In 2006, it acquired a majority stake in FCB Tanzania, the agency that handles Vodacom Tanzania and the biggest media spender in Tanzania.
“This deal (Ogilvy buyouts) assures Scangroup advertising across Africa,” says David Mataen, Faida Investment Bank’s head of corporate finance.
Ogilvy Africa has 19 affiliate operations across Africa, boasting a client base that includes multinationals SABMiller, Unilever and BAT.
Optimism over the recovery of the Kenyan economy has spurred a rally in media spend, offering firms such as Scangroup healthy returns.
Companies are spending more to capture fresh demand that is being created by economic recovery.
Corporate Kenya spent Sh20 billion in the six months to June, close to the 2008 spend.
Second half
This pushed Scangroup’s profits to Sh200.2 million in the six months to June, compared to Sh146.7 million in a similar period last year, and the firm expects a better second half.

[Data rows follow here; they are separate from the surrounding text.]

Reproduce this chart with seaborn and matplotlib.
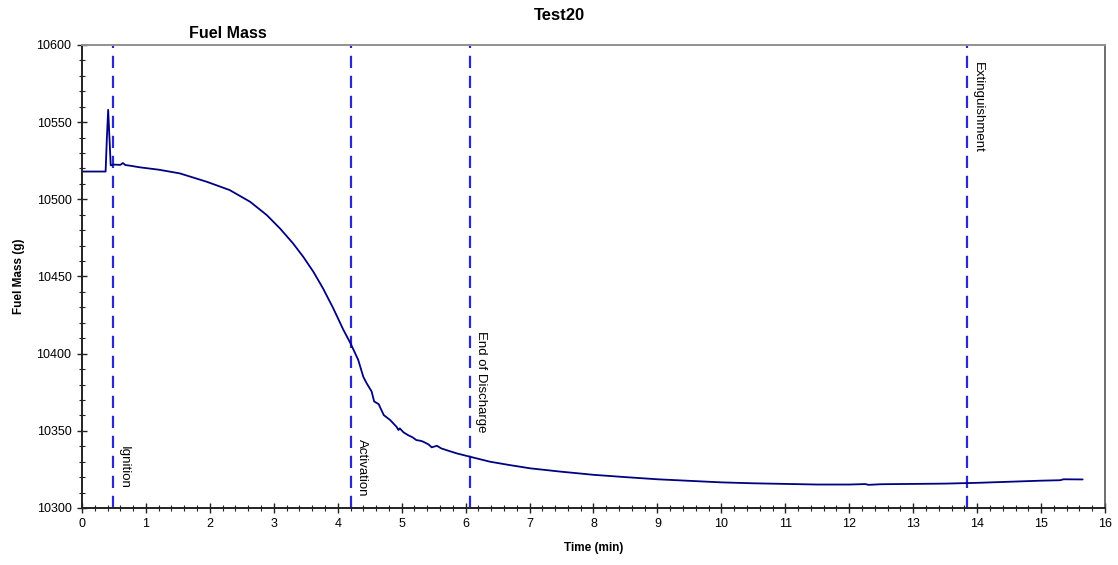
import matplotlib
matplotlib.use("Agg")
import matplotlib.pyplot as plt
import seaborn as sns
import pandas as pd
from matplotlib.ticker import MultipleLocator

# ---- data ----
time_min = [0.0, 0.37, 0.39, 0.41, 0.43, 0.45, 0.50, 0.60, 0.64, 0.68, 0.75, 0.91,
            1.2, 1.53, 1.95, 2.31, 2.63, 2.89, 3.10, 3.30, 3.46, 3.62, 3.77, 3.93,
            4.09, 4.20, 4.32, 4.40, 4.45, 4.53, 4.57, 4.64, 4.72, 4.82, 4.92, 4.95,
            4.97, 5.03, 5.10, 5.17, 5.23, 5.30, 5.34, 5.42, 5.47, 5.55, 5.62, 5.70,
            5.86, 6.07, 6.38, 6.69, 7.01, 7.5, 8.0, 8.5, 9.0, 9.5, 10.0, 10.5, 11.0,
            11.5, 12.0, 12.25, 12.3, 12.5, 13.0, 13.5, 14.0, 14.5, 15.0, 15.3,
            15.35, 15.65]
fuel_mass = [10518, 10518, 10540, 10558, 10540, 10522, 10522.5, 10522.3, 10523.5,
             10522.2, 10521.8, 10520.7, 10519.2, 10516.8, 10511.4, 10506, 10498.4,
             10489.8, 10481, 10471.5, 10462.8, 10453, 10442.3, 10429.4, 10415.3,
             10406.7, 10396, 10385, 10381, 10375.5, 10369, 10367.3, 10360.2, 10357,
             10352.6, 10350.5, 10351.6, 10349, 10347.2, 10345.8, 10344, 10343.5,
             10342.9, 10341.2, 10339.3, 10340.3, 10338.6, 10337.5, 10335.4, 10333.2,
             10330, 10327.8, 10325.7, 10323.5, 10321.5, 10320, 10318.6, 10317.6,
             10316.6, 10316, 10315.6, 10315.2, 10315.2, 10315.5, 10315.0, 10315.4,
             10315.6, 10315.8, 10316.3, 10317, 10317.7, 10318.0, 10318.6, 10318.5]

event_times = [0.48, 4.21, 6.07, 13.84]
event_labels = ["Ignition", "Activation", "End of Discharge", "Extinguishment"]

x_ticks = list(range(0, 17))
y_ticks = [10300, 10350, 10400, 10450, 10500, 10550, 10600]

df = pd.DataFrame({"Time (min)": time_min, "Fuel Mass (g)": fuel_mass})

# ---- styling ----
sns.set_theme(style="white")
plt.rcParams["font.family"] = ["Liberation Sans", "DejaVu Sans"]
plt.rcParams["text.color"] = "black"
plt.rcParams["axes.labelcolor"] = "black"
plt.rcParams["xtick.color"] = "black"
plt.rcParams["ytick.color"] = "black"

fig = plt.figure(figsize=(11.18, 5.65), dpi=100)
ax = fig.add_axes([0.0733, 0.1009, 0.9151, 0.8195])

sns.lineplot(data=df, x="Time (min)", y="Fuel Mass (g)", ax=ax,
             color="#000080", linewidth=1.3, estimator=None, sort=False)

label_tops = [10340, 10345, 10415, 10589]
for t, lab, top in zip(event_times, event_labels, label_tops):
    ax.axvline(t, color="#2a2acc", linestyle=(0, (5.5, 3.5)), linewidth=1.6, zorder=1)
    ax.text(t + 0.08, top, lab, rotation=270, ha="left", va="top",
            fontsize=9.5, color="black")

ax.set_xlim(0, 16)
ax.set_ylim(10300, 10600)
ax.set_xticks(x_ticks)
ax.set_yticks(y_ticks)
ax.xaxis.set_minor_locator(MultipleLocator(0.2))
ax.yaxis.set_minor_locator(MultipleLocator(10))
ax.tick_params(axis="both", which="major", direction="inout", length=7, width=1,
               labelsize=9, color="#222222", labelcolor="black", pad=4,
               bottom=True, left=True)
ax.tick_params(axis="both", which="minor", direction="inout", length=4, width=0.8,
               color="#222222", bottom=True, left=True)

ax.set_xlabel("Time (min)", fontsize=8.5, fontweight="bold", labelpad=8, color="black")
ax.set_ylabel("Fuel Mass (g)", fontsize=8.5, fontweight="bold", labelpad=8, color="black")

for side in ["left", "bottom"]:
    ax.spines[side].set_color("#222222")
    ax.spines[side].set_linewidth(1.4)
ax.spines["top"].set_color("#909090")
ax.spines["top"].set_linewidth(1.4)
ax.spines["right"].set_color("#555555")
ax.spines["right"].set_linewidth(1.2)

fig.text(0.5, 0.972, "Test20", ha="center", va="center", fontsize=12,
         fontweight="bold", color="black")
fig.text(0.204, 0.941, "Fuel Mass", ha="center", va="center", fontsize=11.5,
         fontweight="bold", color="black")

fig.savefig("out.png", dpi=100, facecolor="white")
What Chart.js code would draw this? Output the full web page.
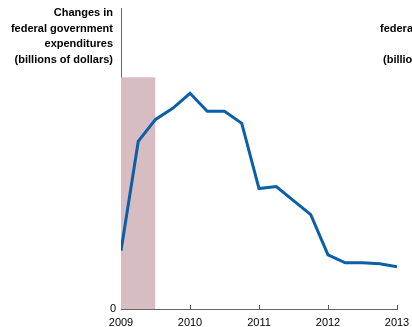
<!DOCTYPE html>
<html>
<head>
<meta charset="utf-8">
<script src="https://cdn.jsdelivr.net/npm/chart.js@4/dist/chart.umd.min.js"></script>
<style>
  html, body { margin: 0; padding: 0; background: #fff; }
  #wrap { width: 412px; height: 327px; }
</style>
</head>
<body>
<div id="wrap"><canvas id="chart" width="412" height="327"></canvas></div>
<script>
// Quarterly points (decimal years) and relative change in expenditures
const quarters = [2009, 2009.25, 2009.5, 2009.75, 2010, 2010.25, 2010.5, 2010.75,
                  2011, 2011.25, 2011.5, 2011.75, 2012, 2012.25, 2012.5, 2012.75, 2013];
const spending = [58, 167, 189, 200, 215, 197, 197, 185, 120, 122, 108, 94, 54, 46, 46, 45, 42];

// Recession band
const recessionX = [2009, 2009.5];
const recessionTop = 231;

const yearTicks = [2009, 2010, 2011, 2012, 2013];
const leftTitle = ["Changes in", "federal government", "expenditures", "(billions of dollars)"];
const rightTitle = ["federal government", "(billions of dollars)"];

const FONT = "'Liberation Sans', Arial, Helvetica, sans-serif";

const overlay = {
    id: "overlay",
    afterDraw(chart) {
        const ctx = chart.ctx;
        const x = chart.scales.x;
        const y = chart.scales.y;
        ctx.save();
        // upward tick marks on x axis
        ctx.strokeStyle = "#555";
        ctx.lineWidth = 1;
        yearTicks.slice(1).forEach(v => {
            const px = Math.round(x.getPixelForValue(v)) + 0.5;
            const py = y.getPixelForValue(0);
            ctx.beginPath();
            ctx.moveTo(px, py);
            ctx.lineTo(px, py - 4);
            ctx.stroke();
        });
        // titles
        ctx.fillStyle = "#000";
        ctx.font = "bold 11px " + FONT;
        ctx.textAlign = "right";
        ctx.textBaseline = "alphabetic";
        leftTitle.forEach((t, i) => ctx.fillText(t, 113, 16 + i * 15.5));
        ctx.textAlign = "left";
        ctx.fillText(rightTitle[0], 380, 31.5);
        ctx.fillText(rightTitle[1], 383, 62.5);
        ctx.restore();
    }
};

new Chart(document.getElementById("chart").getContext("2d"), {
    type: "line",
    data: {
        datasets: [
            {
                data: quarters.map((q, i) => ({ x: q, y: spending[i] })),
                borderColor: "#0b5ea8",
                borderWidth: 3,
                pointRadius: 0,
                fill: false,
                tension: 0,
                order: 0
            },
            {
                data: recessionX.map(q => ({ x: q, y: recessionTop })),
                borderWidth: 0,
                pointRadius: 0,
                backgroundColor: "rgb(215,189,194)",
                fill: "origin",
                order: 1
            }
        ]
    },
    options: {
        responsive: false,
        animation: false,
        layout: { padding: { top: 8, right: 15, left: 0, bottom: 0 } },
        plugins: { legend: { display: false }, tooltip: { enabled: false } },
        scales: {
            x: {
                type: "linear",
                min: 2009,
                max: 2013,
                afterBuildTicks: s => { s.ticks = yearTicks.map(v => ({ value: v })); },
                grid: { display: false, drawTicks: false },
                border: { display: true, color: "#666", width: 1 },
                ticks: {
                    color: "#000",
                    font: { size: 11, family: FONT },
                    padding: 7,
                    maxRotation: 0,
                    callback: v => String(v)
                },
                afterFit: s => { s.height = 18; s.paddingLeft = 0; s.paddingRight = 0; }
            },
            y: {
                min: 0,
                max: 300,
                afterBuildTicks: s => { s.ticks = [{ value: 0 }]; },
                grid: { display: false, drawTicks: false },
                border: { display: true, color: "#666", width: 1 },
                ticks: {
                    color: "#000",
                    font: { size: 11, family: FONT },
                    padding: 5,
                    callback: v => String(v)
                },
                afterFit: s => { s.width = 121; s.paddingTop = 0; s.paddingBottom = 0; }
            }
        }
    },
    plugins: [overlay]
});
</script>
</body>
</html>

“Consumer goods sector is performing well and since the performance is highly correlated to economic growth, their ad spend should increase,” says Mr Alex Muiruri, an independent research analyst.
But the Genghis Capital analysts reckon that the firm’s high price to earnings ratio points to an overpriced counter, warning that the share was likely to fall as investors factor in its realised financial numbers.
Scangroup’s price-to-earnings ratio is 29.8 against the 13.55 commercial segment’s average ratio.
“The price to earnings ratio is way above its level,” says Mr Bodo. He added that a significant portion of demand on Scangroup share is being driven by speculation, adding that the share could fall as investors exit after profiting from the capital gains.